If you believe that I'm fine, if you believe my 'haha'(s), if you believe on how I act which is all goofy, feel free to call yourself stupid, idiot, a moron.

Thursday, June 18, 2009

Bang Bang Shoot 'Em Up, Yeah



After watching Championship Gaming Series last Sunday, I started to get my interest on Counter-Strike again hahaha
Funny, I know
But watching those professional gamers played that game was like "Damn, best gila !"
Now I know why Izreen and his brother love to play that game and how they can bear playing that game for maybe hours ? I'd call that as their hobby

Since my brother's going to university next Friday, he's lazy to buy the game. So I ( dengansemangat jiwa dan raga ) downloaded CS Source using Ares, hoping that luck will be at my side and I can play it
Well, I'm lucky after all. I can play the game ! But the game's not really perfect, of course, since it's downloaded
Ciplak punya lah hahaha
My mom saw me playing it and she started scolding me. She doesn't want me to be 'kaki main game' like my brother. She said that playing those kinds of games can make you stick in front of the laptop for hours, not even feeling tiny bit of boredom. And yes, it's a waste of time
What the hell, I still play it hahaha. What ? It has been ages since the last time I played Counter-Strike and it has been waaaayyy too long since the last time I played computer games
My talent and kehebatan of playing CS dah fade dah :p

Wait, why the hell am I talking about CS ? This. Is. Weird !

Just now I drove around my neighborhood with Harris, using kakak's Kelisa. It was great and Harris said, I drove quite well. Now, gimme a round of applause 8)
School was boring cause Harisah ( Fattysah HAHA, no hard feelings eh ) didn't come so there wasn't anyone to bully. I was sleepy but couldn't really fall asleep
I was too lifeless that I kept throwing a ball ( Our very own ball made from newspaper. Its name is Boon Ball ! ) onto the wall. Izreen asked me "Masalah eyh ?" and then I laughed
Macam orang gila pun ada (Y)
The best was during Science subject. Izreen sat at my table, in the lab. Then Hariz came, and Luen too. Yes, I was the only girl, ada masalah ? Hahaha
I have no idea how they wrote the notes so fast. I finished the notes like, 15 minutes before the class ended.
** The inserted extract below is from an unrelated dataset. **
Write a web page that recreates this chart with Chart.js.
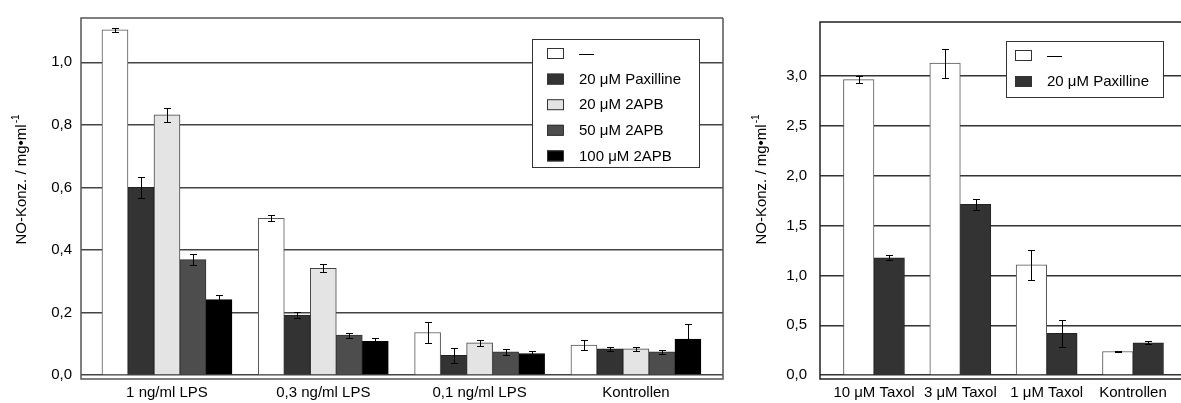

Maybe because I wasted my time talking to Izreen and the other haha
Anyway, after that Seng Yung, Boon and Fareez came to my table too and Miss Anniza was funny !
She's cool cause Hariz sticked a laminated paper on his pants, above his &^%# ( I think ). The paper was written "Caution ! Gas pipe" HAHA
And Miss Anniza said something like, if the boys touch each other, they become second hand. Faham tak ? Kalau tak faham, tak apa hahaha

Whilst KH was all about exam paper. I think my marks for KH is 78%. I would love to kill Carlos cause I got a perfect 80%, after a few marking mistakes but then he detected a mistake at a question that I got correct
So of course, tolak la markah
But I felt sorry for Fareez. From 72%, which was a B, he went up to 75% which was an A. But because of what Carlos did, Fareez will meet B again hahaha

Now, I want to bully my little cousin
Byeeeee !

Wednesday, June 17, 2009

Paralyzed


I'm not the kind of girl who will call up one of my best friends and just tell him or her what's disturbing me
No, I'll do that when I seriously need someone to talk to. When I feel like I'm losing my mind or I'm going to lose my mind, I'll let it out to anyone I trust

Right now, I have gazillion thoughts in my head from just one problem. I don't think I can solve it. I have to live with it actually
Til when, I don't know either but I just wish someone or something, maybe a solution, will put a fullstop to it

Starting with appreciation
Due to my hideous Geography and History marks, yes I got what I think, I deserve. Or maybe my parents think I deserve
A few mocks and insults here and there. Yeah, maybe I am stupid after all
People say that whatever our parents say, it will come true or it's sorta like a pray
They kept on saying I'm stupid and all sorts of 'good' response and now I'm being just like what they've been saying
Who said I didn't try my best ? I did ! If I don't give a damn about the exam, if I don't care about getting bad grades, I won't be studying, I won't swallow 2 to 4 Panadols a day, I won't sacrifice my time on studying when I can just use the laptop all day long
What else do you want from me ?
Yeah, they kept saying " Wani straight A's student so tak patut dapat B pun "
They think I'm a robot ? They think I'm a one of a kind human being, who doesn't have her own ups and downs ?
Stop comparing to other people, will you ? I can't be exactly like Boon Kheng or just whoever you hope I'm exactly like him or her
Yes, I said I don't care what my parents think cause to me, I've done my best
My parents expect me to get straight A's all the time. I should not get a B. Even a 75 doesn't make them proud
I rarely get a " Wow, congratulations ! ". Their response when I told them I got 100 for my Maths was " Alaa tu Maths. What about other subjects ? "
Don't you think like your hard work on getting such good marks for certain papers is just a waste ? As if you can just throw all your hard work away like a stinky trash
I was so hyped up to tell my parents my marks for Science which was 88 and then I told them my History's and Geography's marks
They forget about the Science marks and jumped to my weakness, my failure
I've never, I repeat, never ever felt appreciated on getting good marks. Instead, they keep telling me how stupid am I cause I can't get straight A's, I can't be like those people who are extremely smart. Not to forget, my parents always come up with a few names
They have high expectations on me, yes. But they expect me to get marks like 90 above. Sometimes, I think that's just absurd and impossible
Sometimes I feel like saying, " Why don't you guys adopt another child or maybe those people you've been comparing me to, just to make you guys satisfied ? "
I give up ! I've tried my best, I've been working quite hard, but what do I get in return ?
A few beatings here and there, a few mocks and insults. I'll take all that as nothing.

Tuesday, June 16, 2009

Hey Nightmare, Where Did You Get Them Teeth ?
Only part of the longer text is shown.